The majority of HCCs slowly unfold against a background of chronic hepatitis and cirrhosis, which can be considered as preneoplastic conditions of the liver. Chronic hepatitis is characterized by persistent inflammation, cytokine and oxidative stress-mediated hepatocyte death and active proliferation of residual hepatocytes to replace the lost parenchyma[1, 60]. During the process of hepatocarcinogenesis in rat models, chronic inflammation precedes cirrhosis. Epidemiology studies showed that chronic inflammation increased the risk of tumors, and the microenvironment of tumorigenesis resembles the reaction of inflammation to injury in many ways[61]. In the tumor microenvironment, the chemotactic factors and receptors mediated angiogenesis, recruited cells, prompting cellular survival and proliferation. On the other hand, oxidative stress occurred in inflammatory processes.
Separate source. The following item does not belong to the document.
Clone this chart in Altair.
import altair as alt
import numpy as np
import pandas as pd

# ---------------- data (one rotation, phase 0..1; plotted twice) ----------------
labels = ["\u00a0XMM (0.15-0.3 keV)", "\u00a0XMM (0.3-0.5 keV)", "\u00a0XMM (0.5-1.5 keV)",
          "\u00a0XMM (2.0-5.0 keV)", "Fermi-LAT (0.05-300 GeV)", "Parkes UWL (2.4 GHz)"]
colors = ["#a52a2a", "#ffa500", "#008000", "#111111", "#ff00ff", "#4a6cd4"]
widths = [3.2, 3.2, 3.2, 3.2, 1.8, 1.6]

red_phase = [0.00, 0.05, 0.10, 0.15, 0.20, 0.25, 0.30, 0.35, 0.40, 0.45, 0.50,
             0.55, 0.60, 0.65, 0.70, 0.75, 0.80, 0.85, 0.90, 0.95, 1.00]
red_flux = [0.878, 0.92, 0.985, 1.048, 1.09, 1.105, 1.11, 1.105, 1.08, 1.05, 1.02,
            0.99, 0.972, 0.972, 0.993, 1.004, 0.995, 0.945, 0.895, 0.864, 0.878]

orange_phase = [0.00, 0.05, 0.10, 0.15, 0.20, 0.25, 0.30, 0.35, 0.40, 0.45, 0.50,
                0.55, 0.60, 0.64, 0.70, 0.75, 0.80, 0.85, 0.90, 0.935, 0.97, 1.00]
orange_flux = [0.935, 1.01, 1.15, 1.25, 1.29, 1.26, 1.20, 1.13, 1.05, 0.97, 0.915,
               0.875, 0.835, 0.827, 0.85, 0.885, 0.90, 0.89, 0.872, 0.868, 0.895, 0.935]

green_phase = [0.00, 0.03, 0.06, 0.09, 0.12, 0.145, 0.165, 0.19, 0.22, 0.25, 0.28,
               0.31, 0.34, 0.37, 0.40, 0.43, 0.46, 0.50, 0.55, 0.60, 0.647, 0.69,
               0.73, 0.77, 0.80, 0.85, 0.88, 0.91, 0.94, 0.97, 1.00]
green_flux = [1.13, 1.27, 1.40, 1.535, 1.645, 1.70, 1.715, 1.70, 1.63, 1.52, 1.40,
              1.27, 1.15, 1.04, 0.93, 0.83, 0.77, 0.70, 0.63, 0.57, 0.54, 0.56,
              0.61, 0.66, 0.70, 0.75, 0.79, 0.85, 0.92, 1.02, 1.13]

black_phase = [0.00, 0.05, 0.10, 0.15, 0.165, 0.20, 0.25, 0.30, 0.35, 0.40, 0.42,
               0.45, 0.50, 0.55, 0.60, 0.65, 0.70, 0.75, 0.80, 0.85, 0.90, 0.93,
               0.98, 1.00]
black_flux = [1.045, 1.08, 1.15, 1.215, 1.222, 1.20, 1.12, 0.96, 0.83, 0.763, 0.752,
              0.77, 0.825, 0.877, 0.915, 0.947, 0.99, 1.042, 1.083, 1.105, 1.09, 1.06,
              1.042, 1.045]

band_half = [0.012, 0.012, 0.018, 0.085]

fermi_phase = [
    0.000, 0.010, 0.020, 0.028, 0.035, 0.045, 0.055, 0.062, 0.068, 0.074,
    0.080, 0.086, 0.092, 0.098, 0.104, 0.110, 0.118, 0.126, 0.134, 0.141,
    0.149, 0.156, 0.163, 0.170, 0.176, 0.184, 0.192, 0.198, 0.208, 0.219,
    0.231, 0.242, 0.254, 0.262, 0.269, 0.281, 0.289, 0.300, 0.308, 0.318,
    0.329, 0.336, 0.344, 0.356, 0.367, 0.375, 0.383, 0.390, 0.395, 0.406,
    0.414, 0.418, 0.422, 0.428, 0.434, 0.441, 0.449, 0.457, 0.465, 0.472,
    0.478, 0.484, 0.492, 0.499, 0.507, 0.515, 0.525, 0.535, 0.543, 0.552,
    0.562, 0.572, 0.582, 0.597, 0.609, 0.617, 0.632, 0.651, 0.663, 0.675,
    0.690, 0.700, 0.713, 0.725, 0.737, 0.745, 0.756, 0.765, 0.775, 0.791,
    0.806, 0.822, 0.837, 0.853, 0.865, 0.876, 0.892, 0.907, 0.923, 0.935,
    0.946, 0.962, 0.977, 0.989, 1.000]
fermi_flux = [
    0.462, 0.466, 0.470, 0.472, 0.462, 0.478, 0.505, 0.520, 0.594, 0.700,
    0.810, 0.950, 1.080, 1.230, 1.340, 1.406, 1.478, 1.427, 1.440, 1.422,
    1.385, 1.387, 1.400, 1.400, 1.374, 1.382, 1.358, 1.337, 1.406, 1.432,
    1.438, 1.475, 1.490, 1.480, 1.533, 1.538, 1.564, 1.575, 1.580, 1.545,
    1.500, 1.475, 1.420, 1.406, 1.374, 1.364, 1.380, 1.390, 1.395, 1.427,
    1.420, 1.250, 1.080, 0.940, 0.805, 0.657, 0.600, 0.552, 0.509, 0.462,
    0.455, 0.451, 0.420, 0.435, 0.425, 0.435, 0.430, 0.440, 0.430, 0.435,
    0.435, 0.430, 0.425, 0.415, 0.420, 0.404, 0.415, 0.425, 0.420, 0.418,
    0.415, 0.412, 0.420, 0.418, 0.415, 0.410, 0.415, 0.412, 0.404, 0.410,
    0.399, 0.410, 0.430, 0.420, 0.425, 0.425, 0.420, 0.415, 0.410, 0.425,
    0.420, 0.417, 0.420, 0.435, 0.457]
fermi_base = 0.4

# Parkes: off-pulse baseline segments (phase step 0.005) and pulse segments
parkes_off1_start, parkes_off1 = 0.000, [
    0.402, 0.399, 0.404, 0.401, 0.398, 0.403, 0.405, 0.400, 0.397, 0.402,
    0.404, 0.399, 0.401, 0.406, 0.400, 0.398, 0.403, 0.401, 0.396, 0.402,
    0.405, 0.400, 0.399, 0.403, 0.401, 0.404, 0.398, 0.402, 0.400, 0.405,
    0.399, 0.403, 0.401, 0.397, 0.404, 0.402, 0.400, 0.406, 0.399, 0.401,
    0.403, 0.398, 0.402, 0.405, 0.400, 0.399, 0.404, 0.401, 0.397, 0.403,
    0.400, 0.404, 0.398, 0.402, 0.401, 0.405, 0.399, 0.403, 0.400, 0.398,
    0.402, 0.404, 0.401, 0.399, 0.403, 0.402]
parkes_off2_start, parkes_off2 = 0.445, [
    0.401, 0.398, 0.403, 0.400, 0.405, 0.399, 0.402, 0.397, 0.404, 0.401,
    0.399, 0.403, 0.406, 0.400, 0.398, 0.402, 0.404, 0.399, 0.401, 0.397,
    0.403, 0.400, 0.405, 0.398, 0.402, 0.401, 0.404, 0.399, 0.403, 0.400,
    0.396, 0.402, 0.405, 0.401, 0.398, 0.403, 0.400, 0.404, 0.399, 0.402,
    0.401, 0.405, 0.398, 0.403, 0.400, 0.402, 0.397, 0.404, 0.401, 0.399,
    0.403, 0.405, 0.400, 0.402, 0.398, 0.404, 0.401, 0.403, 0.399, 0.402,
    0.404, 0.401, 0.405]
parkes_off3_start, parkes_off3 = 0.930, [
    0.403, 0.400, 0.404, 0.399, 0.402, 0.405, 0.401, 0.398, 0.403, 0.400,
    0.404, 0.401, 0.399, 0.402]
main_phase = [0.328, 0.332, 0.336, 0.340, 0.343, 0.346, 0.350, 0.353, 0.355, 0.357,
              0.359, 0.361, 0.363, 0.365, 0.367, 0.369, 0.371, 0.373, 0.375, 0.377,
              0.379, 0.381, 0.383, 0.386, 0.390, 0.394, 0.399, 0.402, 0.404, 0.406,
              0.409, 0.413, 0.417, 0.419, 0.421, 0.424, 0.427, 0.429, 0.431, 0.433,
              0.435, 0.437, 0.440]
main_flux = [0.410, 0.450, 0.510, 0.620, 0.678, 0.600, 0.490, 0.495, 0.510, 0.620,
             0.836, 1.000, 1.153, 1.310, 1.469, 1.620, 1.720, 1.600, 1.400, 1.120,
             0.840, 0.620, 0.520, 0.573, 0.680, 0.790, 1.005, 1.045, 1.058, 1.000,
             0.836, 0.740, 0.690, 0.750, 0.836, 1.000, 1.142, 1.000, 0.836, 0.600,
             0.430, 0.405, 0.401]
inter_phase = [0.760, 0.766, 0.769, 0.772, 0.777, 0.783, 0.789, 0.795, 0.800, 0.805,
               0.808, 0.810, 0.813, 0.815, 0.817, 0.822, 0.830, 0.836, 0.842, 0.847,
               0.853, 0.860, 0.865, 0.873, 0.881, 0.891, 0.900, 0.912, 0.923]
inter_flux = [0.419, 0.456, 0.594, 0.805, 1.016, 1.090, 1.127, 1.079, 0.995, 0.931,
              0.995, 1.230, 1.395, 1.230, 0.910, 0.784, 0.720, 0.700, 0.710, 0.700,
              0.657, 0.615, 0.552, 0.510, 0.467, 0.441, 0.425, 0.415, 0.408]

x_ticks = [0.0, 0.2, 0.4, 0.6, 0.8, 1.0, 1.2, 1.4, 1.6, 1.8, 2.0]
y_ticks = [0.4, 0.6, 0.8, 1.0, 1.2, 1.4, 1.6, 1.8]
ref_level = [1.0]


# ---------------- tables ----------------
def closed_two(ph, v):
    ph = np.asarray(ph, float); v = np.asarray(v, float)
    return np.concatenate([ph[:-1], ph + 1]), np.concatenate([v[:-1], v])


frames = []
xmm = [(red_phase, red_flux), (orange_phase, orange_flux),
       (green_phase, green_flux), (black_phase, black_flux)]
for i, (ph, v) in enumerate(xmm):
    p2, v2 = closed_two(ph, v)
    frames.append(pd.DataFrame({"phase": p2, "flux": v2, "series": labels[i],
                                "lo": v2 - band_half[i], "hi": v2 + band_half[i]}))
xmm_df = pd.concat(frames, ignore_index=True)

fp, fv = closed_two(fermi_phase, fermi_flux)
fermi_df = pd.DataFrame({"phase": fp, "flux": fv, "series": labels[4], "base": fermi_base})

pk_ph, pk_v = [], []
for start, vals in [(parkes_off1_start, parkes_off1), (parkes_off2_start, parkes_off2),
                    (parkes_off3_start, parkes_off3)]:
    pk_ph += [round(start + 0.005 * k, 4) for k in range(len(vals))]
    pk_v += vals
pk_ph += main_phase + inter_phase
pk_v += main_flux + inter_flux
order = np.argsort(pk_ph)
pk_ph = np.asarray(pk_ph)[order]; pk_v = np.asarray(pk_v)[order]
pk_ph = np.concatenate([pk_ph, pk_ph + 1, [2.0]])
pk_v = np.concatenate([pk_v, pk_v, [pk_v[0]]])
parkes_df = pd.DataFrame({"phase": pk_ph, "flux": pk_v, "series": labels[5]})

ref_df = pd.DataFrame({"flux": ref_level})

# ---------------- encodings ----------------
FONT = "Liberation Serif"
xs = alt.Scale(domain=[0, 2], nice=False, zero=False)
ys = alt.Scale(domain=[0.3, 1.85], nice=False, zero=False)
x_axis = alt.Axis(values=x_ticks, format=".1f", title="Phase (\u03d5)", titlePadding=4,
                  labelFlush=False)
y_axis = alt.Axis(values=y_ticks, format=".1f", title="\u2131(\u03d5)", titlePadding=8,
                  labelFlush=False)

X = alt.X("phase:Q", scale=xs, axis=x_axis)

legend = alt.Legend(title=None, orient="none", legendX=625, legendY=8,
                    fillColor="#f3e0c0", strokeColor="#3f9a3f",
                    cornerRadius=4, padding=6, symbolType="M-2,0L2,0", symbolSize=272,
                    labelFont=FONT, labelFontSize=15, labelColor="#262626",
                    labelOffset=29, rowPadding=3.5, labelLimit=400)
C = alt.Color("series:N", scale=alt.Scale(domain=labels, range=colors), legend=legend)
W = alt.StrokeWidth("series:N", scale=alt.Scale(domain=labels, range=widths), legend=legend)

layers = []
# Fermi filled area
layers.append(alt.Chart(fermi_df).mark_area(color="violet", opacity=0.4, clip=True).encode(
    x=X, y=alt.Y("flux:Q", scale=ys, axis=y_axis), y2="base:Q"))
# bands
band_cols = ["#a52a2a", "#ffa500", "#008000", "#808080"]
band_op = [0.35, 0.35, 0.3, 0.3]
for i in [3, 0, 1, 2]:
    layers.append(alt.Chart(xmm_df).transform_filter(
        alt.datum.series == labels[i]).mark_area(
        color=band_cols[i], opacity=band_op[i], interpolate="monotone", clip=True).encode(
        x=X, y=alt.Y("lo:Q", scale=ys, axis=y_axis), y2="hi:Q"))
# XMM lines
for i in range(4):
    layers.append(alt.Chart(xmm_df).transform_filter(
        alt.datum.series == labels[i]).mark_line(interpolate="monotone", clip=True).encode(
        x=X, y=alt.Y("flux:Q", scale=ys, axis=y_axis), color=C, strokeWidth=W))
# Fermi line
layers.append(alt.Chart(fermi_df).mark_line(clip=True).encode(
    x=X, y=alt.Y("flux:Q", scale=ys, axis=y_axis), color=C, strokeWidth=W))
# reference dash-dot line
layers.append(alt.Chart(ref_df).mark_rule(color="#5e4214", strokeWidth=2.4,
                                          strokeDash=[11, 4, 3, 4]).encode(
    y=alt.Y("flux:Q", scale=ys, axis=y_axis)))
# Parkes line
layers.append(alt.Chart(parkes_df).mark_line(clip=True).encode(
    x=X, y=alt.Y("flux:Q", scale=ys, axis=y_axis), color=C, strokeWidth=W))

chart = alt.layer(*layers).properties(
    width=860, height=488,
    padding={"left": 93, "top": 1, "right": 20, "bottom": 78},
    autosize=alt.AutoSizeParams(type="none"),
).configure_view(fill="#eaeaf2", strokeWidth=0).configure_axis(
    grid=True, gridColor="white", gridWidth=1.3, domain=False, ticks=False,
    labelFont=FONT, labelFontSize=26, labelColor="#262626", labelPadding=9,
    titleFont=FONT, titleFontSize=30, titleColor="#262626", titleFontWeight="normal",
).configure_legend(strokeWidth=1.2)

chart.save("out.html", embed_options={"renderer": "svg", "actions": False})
The inflammatory cells and tumor cells both produce free radicals and soluble factors such as arachidonic acid, cytokines and chemotactic factors, seubsequently producing reactive oxygen. All these factors strongly recruit the inflammatory cells to produce cytokines, which promotes a vicious cycle. The intermediate products of active oxygen oxidize DNA directly or interfere with DNA repair. These oxides activate protein, carbohydrate and lipids quickly, the derived products interfere with inter- and intracellular homeostasis, favoring DNA mutation. Thus, the chronic inflammation prompts the malignant transformation of cells[62]. Chronic inflammation also favors angiogenesis[63]. In the present study, many DEGs are related to inflammation reaction, immune reaction and stress. (Tables 4 and 5)

In conclusion, analysis of gene expression profile is a useful tool to provide new clues and produce new research targets in the hepatocarcinogenesis field. In the present study, a rat model of liver cancer was established. We have listed the deregulated expression genes in the process from cirrhosis to liver cancer in the DEN-treated rat model. As indicated in the literature, this model shows that cirrhosis is a precancerous lesion of the liver. Although we only discuss some parts of the great quantity of information in this study, much unknown information remains. Functional analysis of these genes revealed discrete expression clusters, including cell proliferation, protein synthesis, and hepatocyte-specific functions. We still need to discern the key genes playing core roles in the promotion and progression of liver cancer. In this article, we focused our attention on the global molecular events that occurred in DEN-treated rats (and probably represent the earliest ones that start the multistep process of hepatocarcinogenesis). Additional information may be mined from this and similar studies to provide clues to many areas including the very important search for diagnostic markers, therapy targets and prognosis prediction markers.